The maps allow you to see where you’ve been and where you have yet to explore. Super Metroid’s map system (as well as save points) served as the template for other action adventure style games created after it (see Castlevania Symphony of the Night) due to the way it shows you what you need to know without handing everything to you on a platter.
I won’t spoil the ending just in case you haven’t played Super Metroid all the way through, because it would be a damn shame to miss out on the surprises. Is Super Metroid perfect? I have a hard time saying any video game is perfect, but this is as close as I’ve ever seen.
Tough call since all of Super Metroid is magnificent from beginning to end, but I have to choose Norfair. Norfair is the fire and lava section of the planet and it’s name should be familiar to anyone that played through the original NES Metroid. The music in Norfair is pulse-pounding, and you get several really important upgrades & weapons in the form of Power Bombs, Grappling Hook, Hi-Jump Boots and the Speed Booster. To top it all off, Norfair is the home of your old Metroid-stealing pirate nemesis, Ridley. Lay waste to it and you’re well on your way to Tourian and the game’s end.
While battling Ridley one more time is satisfying and the finale against Mother Brain is something to behold, I have to go with Kraid as my favorite boss battle. Kraid is another holdover from the original Metroid and it’s fought in the first half of the game instead of the second half like Ridley and Mother Brain. The manner in which it exposes its enormous size to Samus, and in turn the player, is something I certainly wasn’t expecting the first time I reached Kraid. I remember Kraid being a relatively small, if stout beast in the original game, but in Super Metroid it takes up two screens! It’s one of those boss battles that really shows what the Super Nintendo can do. Plus, Kraid is no pushover, so there’s a good chance you’ll have to fight it more than once if you reach it before you’ve gained sufficient energy tank reserves.
Best Weapon or Item
Super Metroid is all about the special items that turn Samus from the shell of her former glory to the bad-ass bounty hunter we know and love. Metroid games are all about gradually building up her strengths and abilities and Super Metroid accomplishes this masterfully. The most unique item in the game from my perspective is the Speed Booster found in Norfair. The Speed Booster allows Samus to plow through weakened walls not only horizontally, but vertically as well. She can also use the Speed Booster to send herself into the stratosphere by simply pressing down while she’s in speed run mode and then pressing A to jump while she flashes. She’ll soar high in the air and can either break weakened ceilings above her or simply explore the exterior terrain of Zebes. This is a great trick that is more than just a gimmick. The Speed Booster special moves need a little practice to master, but they have their useful moments and pay off once practised.
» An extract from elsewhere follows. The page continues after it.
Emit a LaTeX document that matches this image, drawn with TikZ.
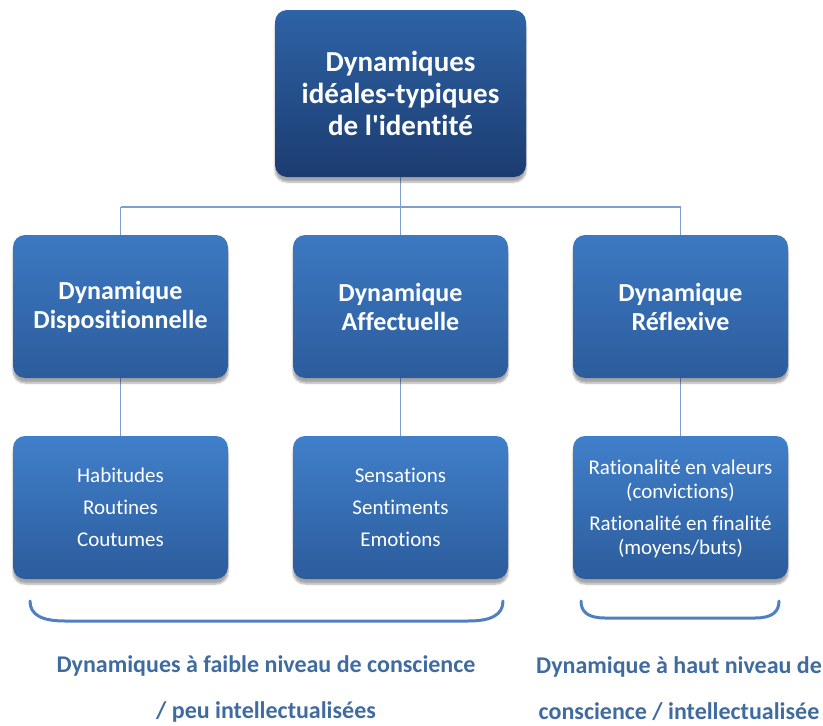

Not to be overlooked when talking about the game’s plot and flawless mechanics is the fact that Super Metroid looks and sounds amazing. So much attention to detail was paid to the game by Nintendo’s developers that there are too many brilliant examples to name. To top it off, the end sequence, starting with Samus’ battle with the Super Metroid all the way through to the final Mother Brain encounter, is probably one of the most epic and cinematic events I’ve ever participated in.